European Stocks Dip Over French Bank Concerns

A rollercoaster week for the global stock market showed no signs of stabilizing on Thursday, as European stocks showed a downward trend on concerns over French banks and continued sovereign debt crises on the continent.

The bad news from Europe preceded Wall Street’s open in the United States. The Dow plummeted more than 600 points Monday, rebounded Tuesday after the Federal Reserve announced that low interest rates would be frozen, and then fell once again — by 520 points — on Wednesday.

Investors reflected concern over the health of France’s banks, specifically Societe Generale, compounding fears over the economic health of other large economies, such as Spain’s and Italy’s. The S&P’s decision to downgrade the United States from its AAA rating was followed by rumors that France, and possibly Germany, were in danger of a downgrade as well.

On Thursday morning, U.S. stock futures were down, spurring concern that the S&P 500 could be heading to an 11-month low.

Tokyo’s Nikkei finished the day down 0.6 percent, an improvement from a 2.2. percent drop earlier in the day.
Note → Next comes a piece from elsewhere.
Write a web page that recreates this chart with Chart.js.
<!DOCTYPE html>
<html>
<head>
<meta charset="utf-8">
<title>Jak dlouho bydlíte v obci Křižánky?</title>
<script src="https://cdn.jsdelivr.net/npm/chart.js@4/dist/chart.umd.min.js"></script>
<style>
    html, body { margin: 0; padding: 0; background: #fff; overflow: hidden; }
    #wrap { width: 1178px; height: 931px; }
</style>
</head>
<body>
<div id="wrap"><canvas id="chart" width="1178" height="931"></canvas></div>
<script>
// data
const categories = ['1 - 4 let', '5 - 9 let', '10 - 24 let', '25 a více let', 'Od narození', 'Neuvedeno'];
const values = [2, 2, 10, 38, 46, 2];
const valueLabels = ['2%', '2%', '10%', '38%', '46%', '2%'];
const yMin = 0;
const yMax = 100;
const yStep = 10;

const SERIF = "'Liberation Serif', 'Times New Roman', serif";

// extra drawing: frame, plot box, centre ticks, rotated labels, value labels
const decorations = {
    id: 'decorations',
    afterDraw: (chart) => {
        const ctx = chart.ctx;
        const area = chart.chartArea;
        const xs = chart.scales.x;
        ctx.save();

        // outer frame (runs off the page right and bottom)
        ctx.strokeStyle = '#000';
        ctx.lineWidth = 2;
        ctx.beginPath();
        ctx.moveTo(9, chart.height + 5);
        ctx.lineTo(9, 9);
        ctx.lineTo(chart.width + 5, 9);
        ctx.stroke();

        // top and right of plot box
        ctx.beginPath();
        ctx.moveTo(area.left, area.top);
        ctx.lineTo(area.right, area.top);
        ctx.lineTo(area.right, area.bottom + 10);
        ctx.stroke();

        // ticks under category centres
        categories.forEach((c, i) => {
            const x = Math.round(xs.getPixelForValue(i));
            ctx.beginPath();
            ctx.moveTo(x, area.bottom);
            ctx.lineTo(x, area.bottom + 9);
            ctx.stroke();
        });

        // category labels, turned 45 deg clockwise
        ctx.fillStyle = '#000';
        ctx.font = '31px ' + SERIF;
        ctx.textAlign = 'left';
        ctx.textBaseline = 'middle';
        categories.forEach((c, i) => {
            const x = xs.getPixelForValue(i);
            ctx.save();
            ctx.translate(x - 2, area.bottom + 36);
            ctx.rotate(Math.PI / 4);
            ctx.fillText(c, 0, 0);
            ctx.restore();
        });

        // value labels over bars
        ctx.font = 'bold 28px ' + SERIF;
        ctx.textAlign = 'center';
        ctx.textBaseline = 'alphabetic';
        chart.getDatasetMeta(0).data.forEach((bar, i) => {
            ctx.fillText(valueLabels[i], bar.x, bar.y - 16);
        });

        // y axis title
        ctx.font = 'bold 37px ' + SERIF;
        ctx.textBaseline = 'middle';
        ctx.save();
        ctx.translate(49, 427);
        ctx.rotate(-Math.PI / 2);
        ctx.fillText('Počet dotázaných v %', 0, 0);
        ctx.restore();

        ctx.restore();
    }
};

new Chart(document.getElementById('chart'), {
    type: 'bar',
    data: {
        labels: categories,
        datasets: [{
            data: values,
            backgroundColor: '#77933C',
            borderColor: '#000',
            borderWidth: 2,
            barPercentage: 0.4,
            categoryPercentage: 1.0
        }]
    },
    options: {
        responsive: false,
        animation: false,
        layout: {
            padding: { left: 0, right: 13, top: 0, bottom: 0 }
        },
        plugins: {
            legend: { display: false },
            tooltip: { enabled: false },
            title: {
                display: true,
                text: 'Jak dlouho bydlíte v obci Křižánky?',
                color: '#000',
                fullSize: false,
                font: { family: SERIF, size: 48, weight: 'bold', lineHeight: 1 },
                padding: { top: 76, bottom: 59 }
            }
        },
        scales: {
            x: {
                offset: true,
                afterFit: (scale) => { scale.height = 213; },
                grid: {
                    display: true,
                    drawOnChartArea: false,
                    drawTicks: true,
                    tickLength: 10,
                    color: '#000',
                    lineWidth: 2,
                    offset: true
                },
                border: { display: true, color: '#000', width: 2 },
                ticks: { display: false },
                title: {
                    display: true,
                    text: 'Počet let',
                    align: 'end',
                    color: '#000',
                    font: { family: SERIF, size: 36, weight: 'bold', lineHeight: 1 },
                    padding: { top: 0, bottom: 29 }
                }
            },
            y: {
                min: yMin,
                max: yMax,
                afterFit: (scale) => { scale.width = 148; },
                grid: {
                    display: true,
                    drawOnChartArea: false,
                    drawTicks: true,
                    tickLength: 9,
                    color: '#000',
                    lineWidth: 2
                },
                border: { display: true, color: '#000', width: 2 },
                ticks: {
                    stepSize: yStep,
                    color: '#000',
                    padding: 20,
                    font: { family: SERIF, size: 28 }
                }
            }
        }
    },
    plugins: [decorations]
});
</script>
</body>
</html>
Hong Kong’s Hang Seng closed down 1 percent.

Cameron: Early Police Tacticts ‘Weren’t Working’ on Rioters

British Prime Minister David Cameron said in Parliament that London’s police were slow to respond to the spreading riots that have gripped London and other cities since last weekend.

“Initially the police treated the situation too much as a public order issue — rather than essentially one of crime,” Cameron said. The prime minister had returned from his vacation early and called an emergency session of Parliament to address the crisis, which grew out of peaceful protests over the fatal shooting of a 29-year-old man by police.
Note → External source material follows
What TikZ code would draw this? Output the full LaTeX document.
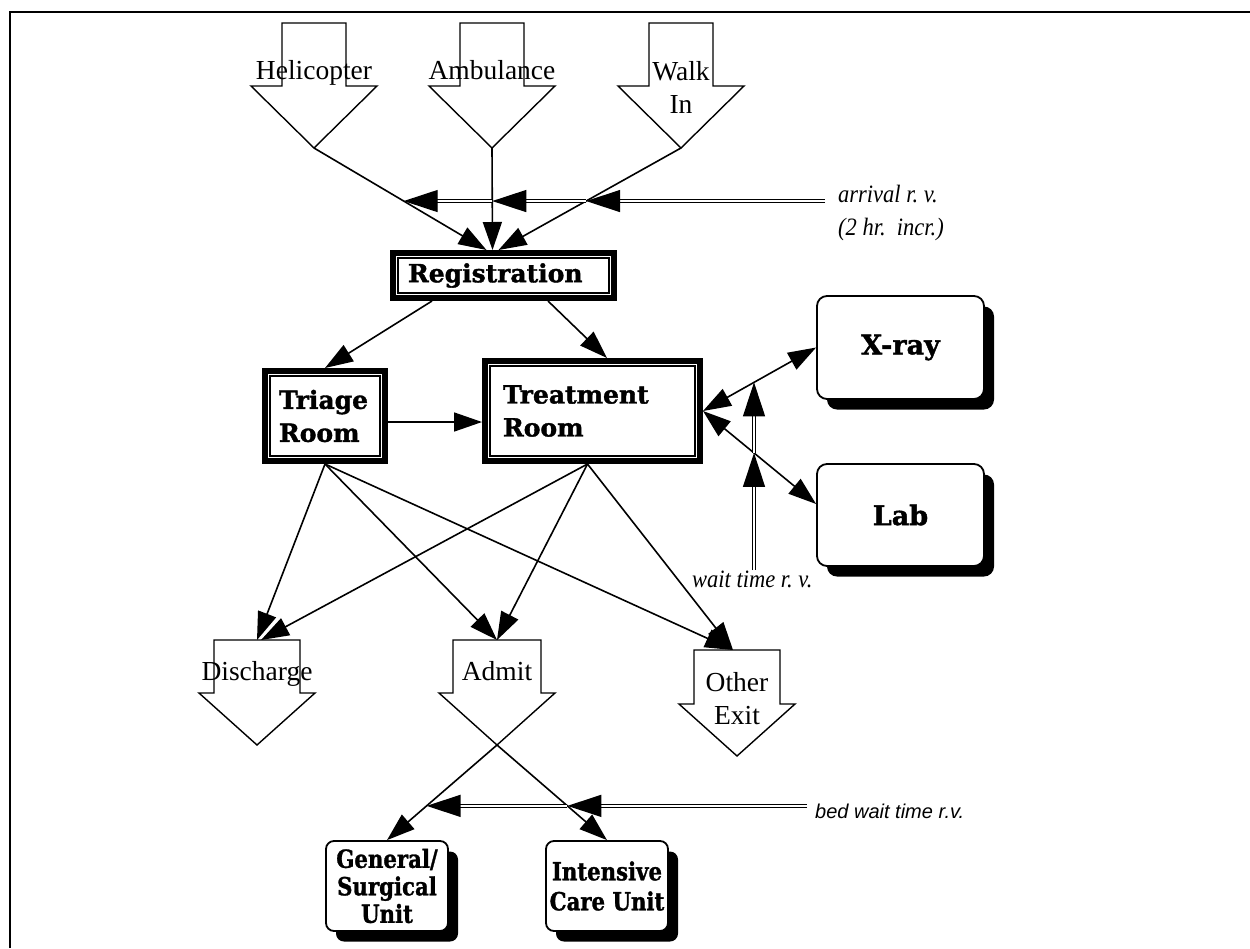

More than 1,300 people have been arrested since Saturday, and in the course of the looting three men in Birmingham were run over by a car and killed trying to protect a business. On Thursday, the father of one of the men appealed to rioters to “calm down and go home.”

Photo by Leon Neal/AFP/Getty Images.

Bomb Kills 2 People in Christian Suburb of Beirut

Police in Lebanon said two people died and a third was wounded when a bomb exploded in a mostly Christian suburb of Beirut. It was unclear what caused the explosion or who was targeted. Four cars in the vicinity were damaged in the blast.
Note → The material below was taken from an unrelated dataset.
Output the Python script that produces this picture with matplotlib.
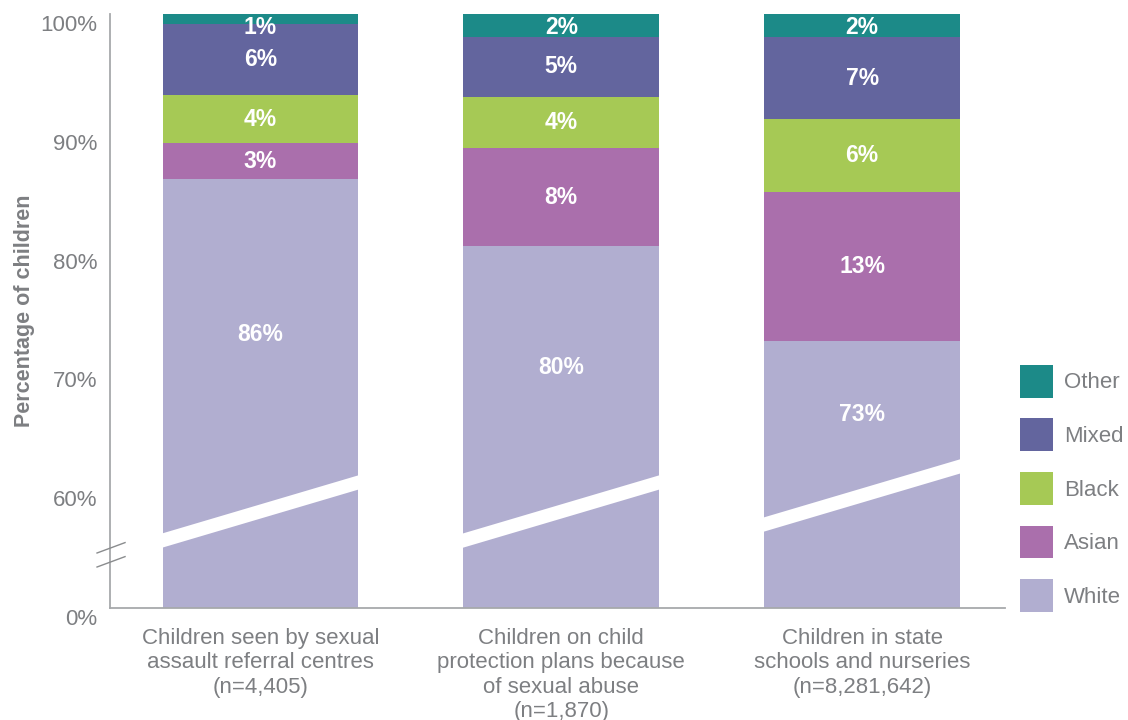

The explosion comes one month after a roadside bomb hit a U.N. convoy of French peacekeepers, wounding five. In 2008, a leading terrorism investigator was killed in a roadside bomb.

In Afghanistan, Roadside Bomb Kills 5 NATO Troops

A roadside bomb killed at least five NATO troops in Afghanistan on Thursday. So far, 50 coalition troops have been killed in August. The roadside bomb attack comes days after a U.S. Chinook helicopter was shot down by the Taliban, killing 30 U.S. troops and seven Afghan soldiers.

In a separate attack, one NATO soldiers was killed in southern Afghanistan on Wednesday.